[Excerpted records start]
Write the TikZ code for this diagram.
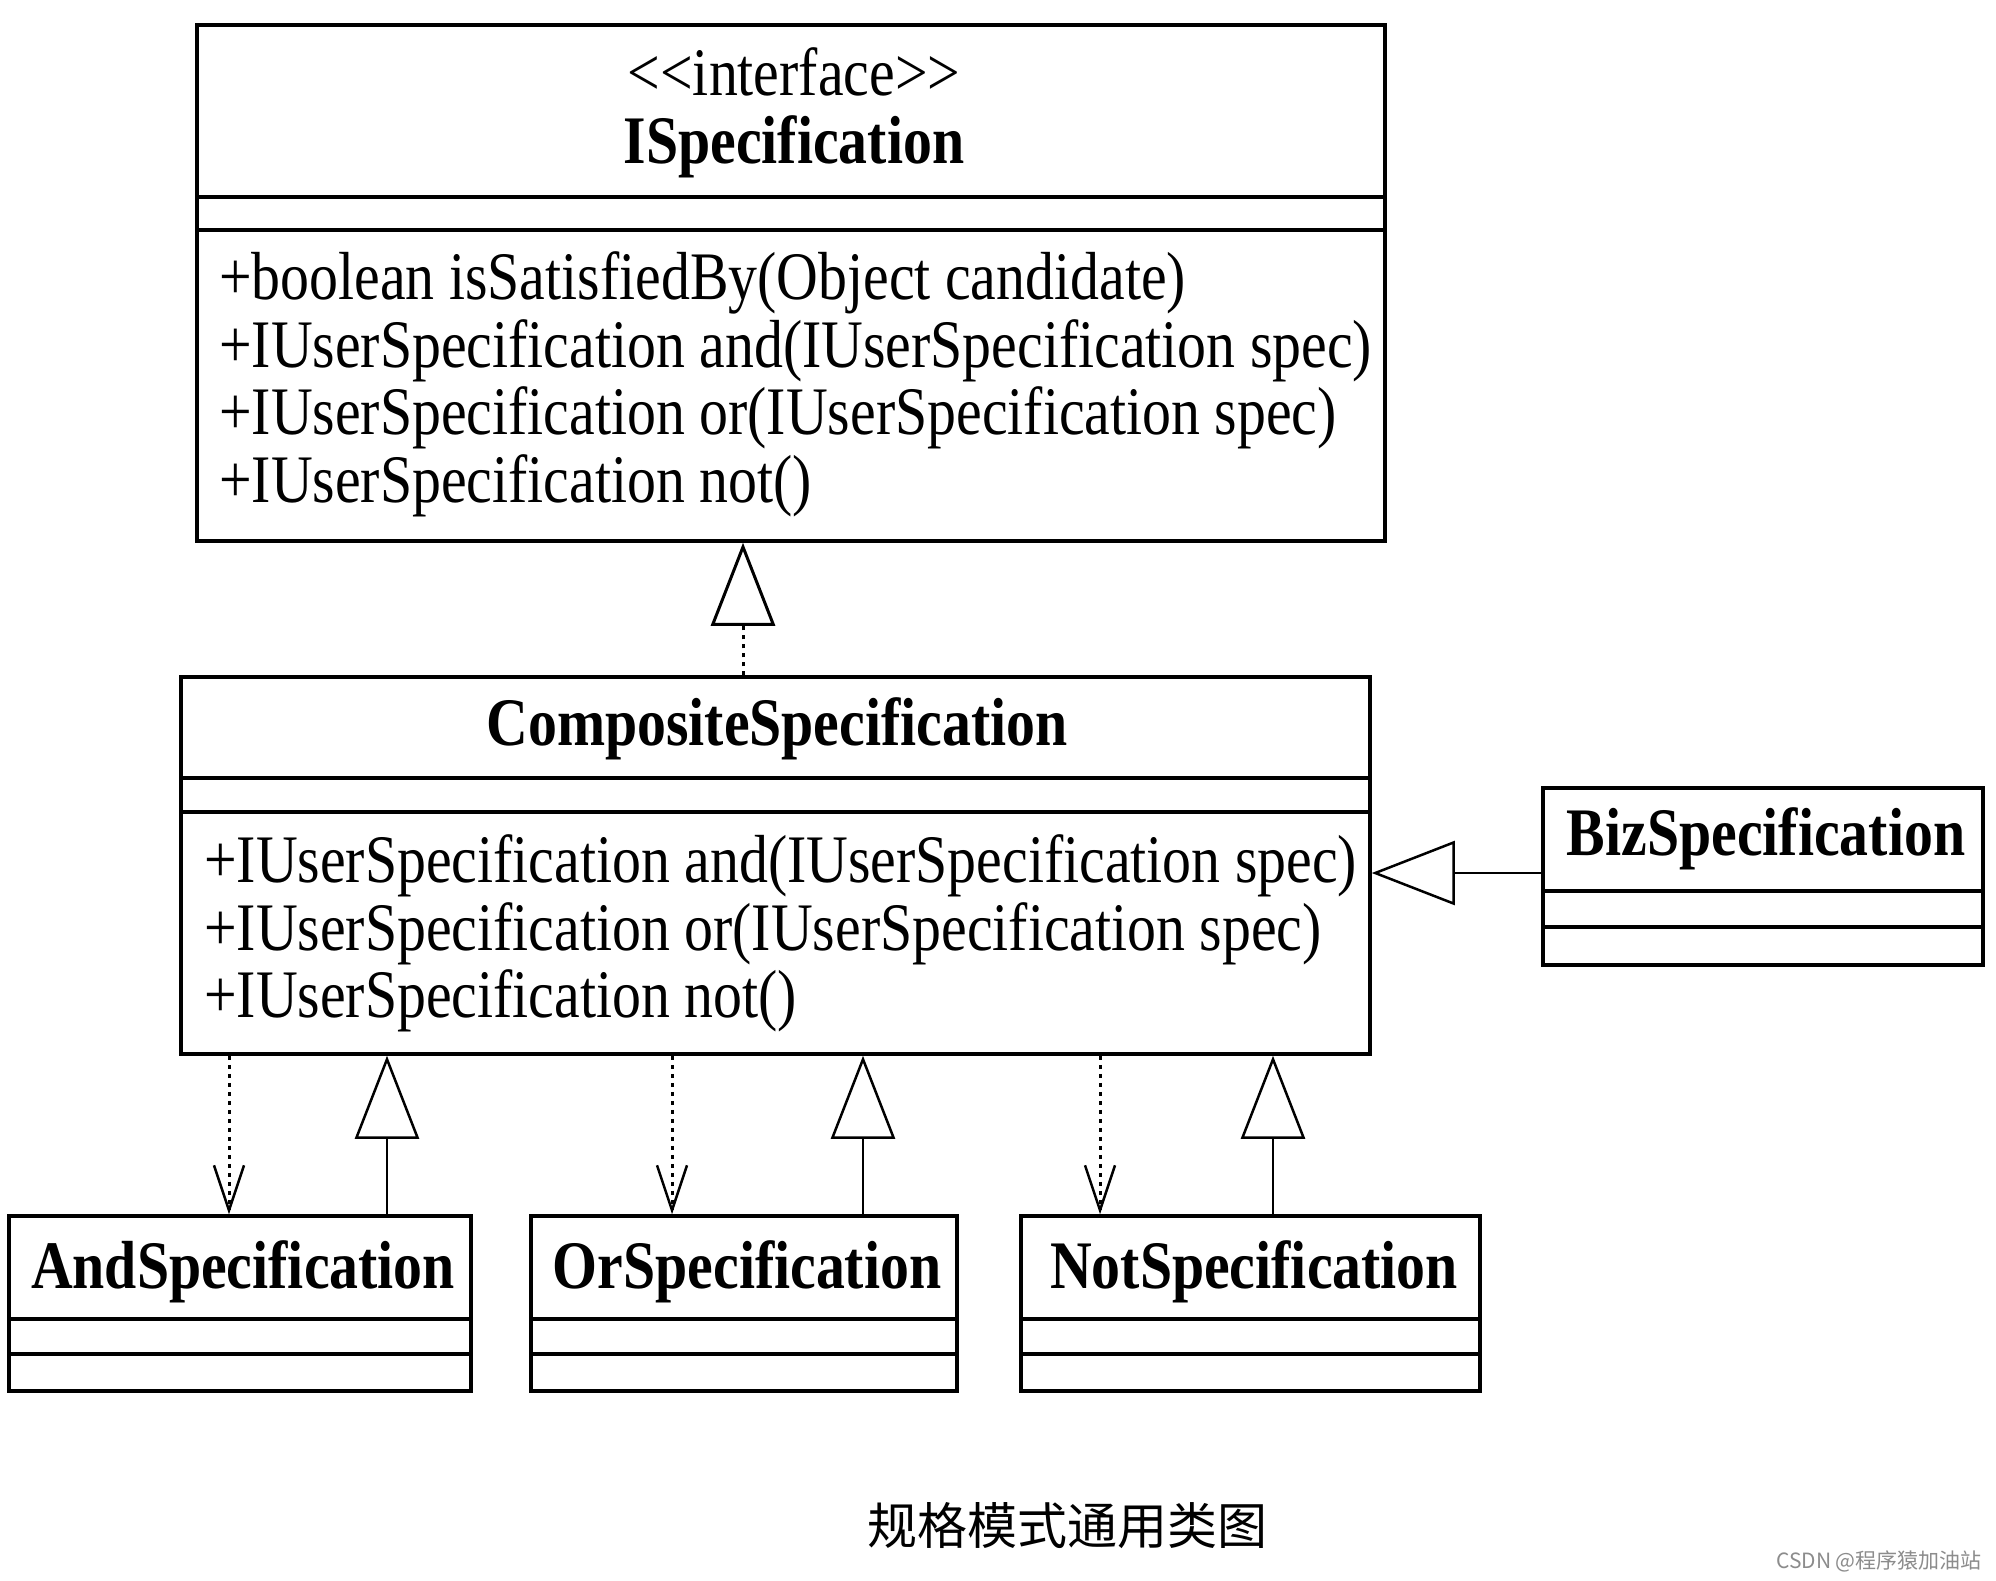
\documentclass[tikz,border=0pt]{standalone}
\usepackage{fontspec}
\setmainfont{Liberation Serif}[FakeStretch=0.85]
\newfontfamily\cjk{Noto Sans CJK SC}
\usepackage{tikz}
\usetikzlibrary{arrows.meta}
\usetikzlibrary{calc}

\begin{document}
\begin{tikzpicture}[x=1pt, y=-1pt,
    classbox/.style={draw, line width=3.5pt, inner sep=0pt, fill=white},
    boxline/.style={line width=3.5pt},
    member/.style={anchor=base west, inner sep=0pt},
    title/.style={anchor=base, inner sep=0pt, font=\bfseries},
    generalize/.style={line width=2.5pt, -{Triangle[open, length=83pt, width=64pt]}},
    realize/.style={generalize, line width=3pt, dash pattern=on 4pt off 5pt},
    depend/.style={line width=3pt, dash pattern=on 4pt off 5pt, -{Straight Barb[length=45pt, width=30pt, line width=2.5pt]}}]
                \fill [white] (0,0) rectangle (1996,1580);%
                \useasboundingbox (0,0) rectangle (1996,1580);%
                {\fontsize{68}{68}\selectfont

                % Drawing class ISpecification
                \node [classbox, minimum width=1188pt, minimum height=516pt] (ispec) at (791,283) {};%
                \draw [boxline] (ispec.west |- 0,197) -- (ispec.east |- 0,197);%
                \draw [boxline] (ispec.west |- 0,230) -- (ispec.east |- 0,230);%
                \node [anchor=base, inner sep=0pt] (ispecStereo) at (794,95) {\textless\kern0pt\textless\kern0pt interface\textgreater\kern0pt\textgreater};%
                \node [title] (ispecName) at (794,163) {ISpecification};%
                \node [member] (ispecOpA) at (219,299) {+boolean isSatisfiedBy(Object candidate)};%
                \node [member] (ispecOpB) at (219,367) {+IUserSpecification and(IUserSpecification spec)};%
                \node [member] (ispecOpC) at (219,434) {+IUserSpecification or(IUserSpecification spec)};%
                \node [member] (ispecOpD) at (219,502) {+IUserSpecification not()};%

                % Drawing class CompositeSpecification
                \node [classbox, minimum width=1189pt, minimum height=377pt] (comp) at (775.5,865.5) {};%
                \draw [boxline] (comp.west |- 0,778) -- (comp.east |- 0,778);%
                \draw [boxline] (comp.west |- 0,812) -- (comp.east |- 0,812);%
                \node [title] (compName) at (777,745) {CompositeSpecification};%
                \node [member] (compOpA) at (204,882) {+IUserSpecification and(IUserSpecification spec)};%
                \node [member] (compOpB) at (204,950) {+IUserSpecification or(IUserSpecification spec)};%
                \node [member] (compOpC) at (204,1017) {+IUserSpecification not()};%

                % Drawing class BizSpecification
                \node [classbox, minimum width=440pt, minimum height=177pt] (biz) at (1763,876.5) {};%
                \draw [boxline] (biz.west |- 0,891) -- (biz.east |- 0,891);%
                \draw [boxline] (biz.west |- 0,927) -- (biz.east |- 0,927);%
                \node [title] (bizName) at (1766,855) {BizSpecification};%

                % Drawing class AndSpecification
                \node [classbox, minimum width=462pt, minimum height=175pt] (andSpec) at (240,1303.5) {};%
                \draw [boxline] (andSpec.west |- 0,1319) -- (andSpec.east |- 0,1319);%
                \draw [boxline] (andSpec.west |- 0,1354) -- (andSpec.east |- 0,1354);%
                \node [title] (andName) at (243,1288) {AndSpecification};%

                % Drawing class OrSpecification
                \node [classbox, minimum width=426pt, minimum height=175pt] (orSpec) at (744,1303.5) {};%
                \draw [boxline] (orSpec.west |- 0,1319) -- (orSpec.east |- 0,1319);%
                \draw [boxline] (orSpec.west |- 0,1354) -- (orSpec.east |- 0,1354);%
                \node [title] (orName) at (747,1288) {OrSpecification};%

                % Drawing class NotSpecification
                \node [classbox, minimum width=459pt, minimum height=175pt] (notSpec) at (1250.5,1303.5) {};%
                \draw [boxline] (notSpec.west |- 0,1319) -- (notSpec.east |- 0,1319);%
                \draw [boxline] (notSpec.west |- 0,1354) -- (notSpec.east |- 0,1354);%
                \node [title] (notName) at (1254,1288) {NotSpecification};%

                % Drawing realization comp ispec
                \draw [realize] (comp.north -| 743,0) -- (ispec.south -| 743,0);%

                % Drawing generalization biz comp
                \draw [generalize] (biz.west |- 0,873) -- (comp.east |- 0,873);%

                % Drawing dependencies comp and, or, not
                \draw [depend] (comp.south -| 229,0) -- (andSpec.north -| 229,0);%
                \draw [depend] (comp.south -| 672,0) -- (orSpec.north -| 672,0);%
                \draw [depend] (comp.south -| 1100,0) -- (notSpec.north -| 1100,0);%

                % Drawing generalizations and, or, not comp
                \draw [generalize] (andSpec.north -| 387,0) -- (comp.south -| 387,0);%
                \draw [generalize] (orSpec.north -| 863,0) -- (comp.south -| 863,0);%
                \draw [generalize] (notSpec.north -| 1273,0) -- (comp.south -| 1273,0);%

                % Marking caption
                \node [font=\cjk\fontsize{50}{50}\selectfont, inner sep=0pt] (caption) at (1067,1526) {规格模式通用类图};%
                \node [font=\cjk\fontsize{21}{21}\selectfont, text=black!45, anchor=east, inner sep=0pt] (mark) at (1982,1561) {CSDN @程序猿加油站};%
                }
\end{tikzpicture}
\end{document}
[Excerpted records end]
[Excerpted records start]
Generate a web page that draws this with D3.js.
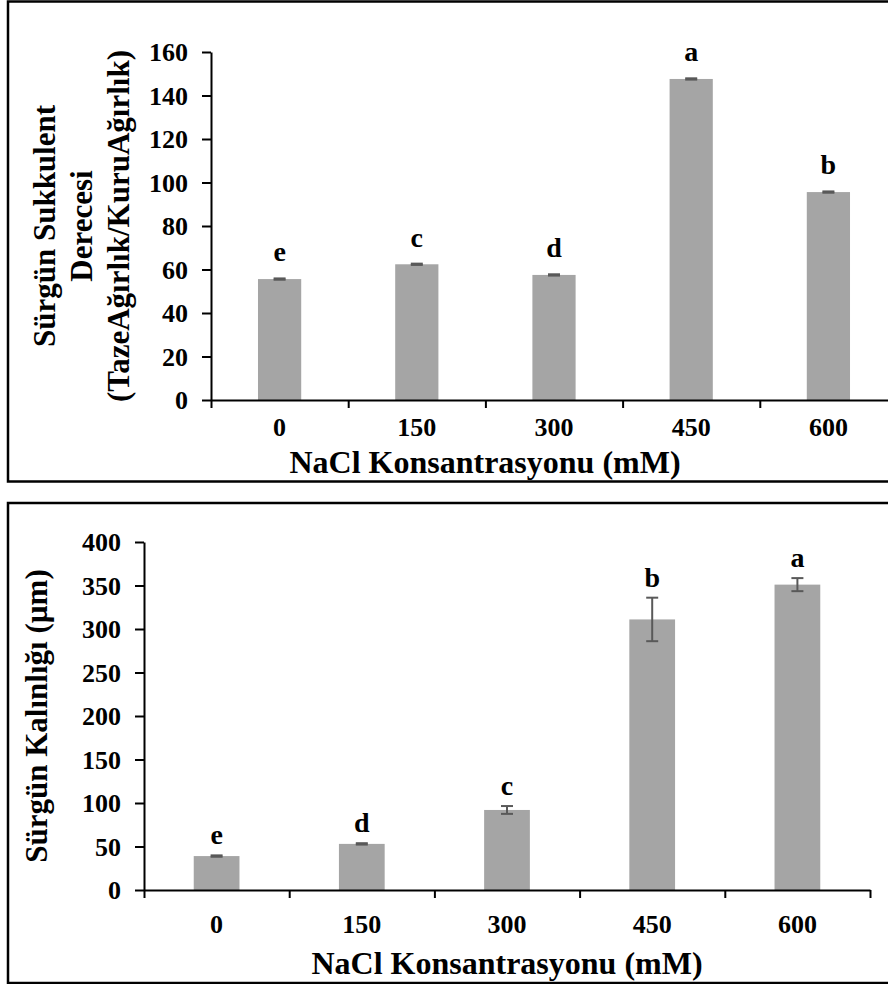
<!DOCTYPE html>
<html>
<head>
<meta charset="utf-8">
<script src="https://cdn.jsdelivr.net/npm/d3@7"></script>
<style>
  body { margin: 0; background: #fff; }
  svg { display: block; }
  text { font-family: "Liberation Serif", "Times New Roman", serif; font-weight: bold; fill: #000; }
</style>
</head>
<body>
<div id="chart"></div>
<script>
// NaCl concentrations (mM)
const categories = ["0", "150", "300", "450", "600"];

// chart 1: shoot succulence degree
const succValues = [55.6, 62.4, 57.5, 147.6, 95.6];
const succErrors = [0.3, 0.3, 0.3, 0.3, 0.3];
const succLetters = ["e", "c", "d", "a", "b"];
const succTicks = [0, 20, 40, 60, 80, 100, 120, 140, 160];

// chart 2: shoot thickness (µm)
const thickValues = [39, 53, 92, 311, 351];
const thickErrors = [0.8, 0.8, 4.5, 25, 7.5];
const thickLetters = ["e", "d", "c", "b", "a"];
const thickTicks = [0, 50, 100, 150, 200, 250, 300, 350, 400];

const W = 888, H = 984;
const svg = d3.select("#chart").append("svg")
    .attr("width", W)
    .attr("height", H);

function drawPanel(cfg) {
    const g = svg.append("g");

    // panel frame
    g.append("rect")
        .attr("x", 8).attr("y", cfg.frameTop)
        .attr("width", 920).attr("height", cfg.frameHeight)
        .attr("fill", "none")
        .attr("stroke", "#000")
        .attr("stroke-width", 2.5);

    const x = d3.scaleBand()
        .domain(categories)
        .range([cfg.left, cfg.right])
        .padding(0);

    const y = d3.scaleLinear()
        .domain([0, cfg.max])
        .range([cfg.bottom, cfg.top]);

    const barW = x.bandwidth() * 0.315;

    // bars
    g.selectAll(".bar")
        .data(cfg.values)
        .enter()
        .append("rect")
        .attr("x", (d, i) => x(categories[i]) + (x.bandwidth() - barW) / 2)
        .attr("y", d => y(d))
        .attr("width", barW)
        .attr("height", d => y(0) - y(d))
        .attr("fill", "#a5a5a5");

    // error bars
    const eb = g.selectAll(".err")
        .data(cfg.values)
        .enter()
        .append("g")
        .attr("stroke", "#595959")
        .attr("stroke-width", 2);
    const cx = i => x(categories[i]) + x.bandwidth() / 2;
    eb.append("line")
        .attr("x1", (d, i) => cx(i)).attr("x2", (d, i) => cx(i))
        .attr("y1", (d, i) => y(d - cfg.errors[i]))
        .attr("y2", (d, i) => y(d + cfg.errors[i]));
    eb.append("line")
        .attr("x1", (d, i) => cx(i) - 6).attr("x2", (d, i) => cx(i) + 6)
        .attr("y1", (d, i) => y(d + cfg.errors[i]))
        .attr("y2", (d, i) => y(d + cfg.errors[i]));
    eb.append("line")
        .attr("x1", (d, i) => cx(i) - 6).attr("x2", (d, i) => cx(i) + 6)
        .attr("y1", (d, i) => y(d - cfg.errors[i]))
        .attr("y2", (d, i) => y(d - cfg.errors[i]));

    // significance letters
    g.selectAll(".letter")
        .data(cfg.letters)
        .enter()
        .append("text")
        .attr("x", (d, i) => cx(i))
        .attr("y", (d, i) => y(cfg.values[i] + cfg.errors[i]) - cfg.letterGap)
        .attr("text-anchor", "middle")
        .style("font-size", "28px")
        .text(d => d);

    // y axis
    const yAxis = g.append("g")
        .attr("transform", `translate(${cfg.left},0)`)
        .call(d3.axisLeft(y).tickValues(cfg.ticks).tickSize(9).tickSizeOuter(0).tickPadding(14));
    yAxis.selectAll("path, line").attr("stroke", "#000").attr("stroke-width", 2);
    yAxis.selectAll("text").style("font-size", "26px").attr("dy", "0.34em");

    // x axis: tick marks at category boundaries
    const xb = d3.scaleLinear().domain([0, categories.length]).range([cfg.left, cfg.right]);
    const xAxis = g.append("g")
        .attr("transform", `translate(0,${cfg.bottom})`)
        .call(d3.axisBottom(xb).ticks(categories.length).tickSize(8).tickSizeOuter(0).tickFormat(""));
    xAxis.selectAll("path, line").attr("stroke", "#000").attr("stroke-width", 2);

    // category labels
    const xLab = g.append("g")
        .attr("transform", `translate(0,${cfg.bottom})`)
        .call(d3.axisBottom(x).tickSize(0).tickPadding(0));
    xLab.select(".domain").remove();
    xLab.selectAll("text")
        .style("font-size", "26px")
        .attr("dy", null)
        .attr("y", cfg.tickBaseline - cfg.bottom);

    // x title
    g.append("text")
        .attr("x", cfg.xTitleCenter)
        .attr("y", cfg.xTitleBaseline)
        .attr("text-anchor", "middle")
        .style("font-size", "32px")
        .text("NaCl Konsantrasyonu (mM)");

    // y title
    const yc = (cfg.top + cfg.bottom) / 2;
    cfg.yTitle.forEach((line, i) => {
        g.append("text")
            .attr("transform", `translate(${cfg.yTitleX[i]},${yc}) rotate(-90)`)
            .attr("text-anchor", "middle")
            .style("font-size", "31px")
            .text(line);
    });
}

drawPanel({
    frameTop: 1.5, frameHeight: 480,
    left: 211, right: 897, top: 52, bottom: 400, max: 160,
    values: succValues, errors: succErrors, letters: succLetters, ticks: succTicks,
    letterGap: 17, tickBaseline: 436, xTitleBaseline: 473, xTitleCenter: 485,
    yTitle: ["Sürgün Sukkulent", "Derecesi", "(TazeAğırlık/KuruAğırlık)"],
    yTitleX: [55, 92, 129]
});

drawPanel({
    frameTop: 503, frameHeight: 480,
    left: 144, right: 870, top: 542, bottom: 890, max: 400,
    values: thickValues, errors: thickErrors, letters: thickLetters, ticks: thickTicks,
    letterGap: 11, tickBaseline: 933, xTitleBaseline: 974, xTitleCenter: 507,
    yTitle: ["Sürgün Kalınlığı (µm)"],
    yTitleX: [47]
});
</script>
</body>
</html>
[Excerpted records end]
**Task statement**
Everything from the line that contains "Write the TikZ code for this diagram." down to the line that contains "[member] (ispecOpD) at" should be written out exactly, end lines too, minus the pictures.

**Finished answer**
Write the TikZ code for this diagram.
\documentclass[tikz,border=0pt]{standalone}
\usepackage{fontspec}
\setmainfont{Liberation Serif}[FakeStretch=0.85]
\newfontfamily\cjk{Noto Sans CJK SC}
\usepackage{tikz}
\usetikzlibrary{arrows.meta}
\usetikzlibrary{calc}

\begin{document}
\begin{tikzpicture}[x=1pt, y=-1pt,
    classbox/.style={draw, line width=3.5pt, inner sep=0pt, fill=white},
    boxline/.style={line width=3.5pt},
    member/.style={anchor=base west, inner sep=0pt},
    title/.style={anchor=base, inner sep=0pt, font=\bfseries},
    generalize/.style={line width=2.5pt, -{Triangle[open, length=83pt, width=64pt]}},
    realize/.style={generalize, line width=3pt, dash pattern=on 4pt off 5pt},
    depend/.style={line width=3pt, dash pattern=on 4pt off 5pt, -{Straight Barb[length=45pt, width=30pt, line width=2.5pt]}}]
                \fill [white] (0,0) rectangle (1996,1580);%
                \useasboundingbox (0,0) rectangle (1996,1580);%
                {\fontsize{68}{68}\selectfont

                % Drawing class ISpecification
                \node [classbox, minimum width=1188pt, minimum height=516pt] (ispec) at (791,283) {};%
                \draw [boxline] (ispec.west |- 0,197) -- (ispec.east |- 0,197);%
                \draw [boxline] (ispec.west |- 0,230) -- (ispec.east |- 0,230);%
                \node [anchor=base, inner sep=0pt] (ispecStereo) at (794,95) {\textless\kern0pt\textless\kern0pt interface\textgreater\kern0pt\textgreater};%
                \node [title] (ispecName) at (794,163) {ISpecification};%
                \node [member] (ispecOpA) at (219,299) {+boolean isSatisfiedBy(Object candidate)};%
                \node [member] (ispecOpB) at (219,367) {+IUserSpecification and(IUserSpecification spec)};%
                \node [member] (ispecOpC) at (219,434) {+IUserSpecification or(IUserSpecification spec)};%
                \node [member] (ispecOpD) at (219,502) {+IUserSpecification not()};%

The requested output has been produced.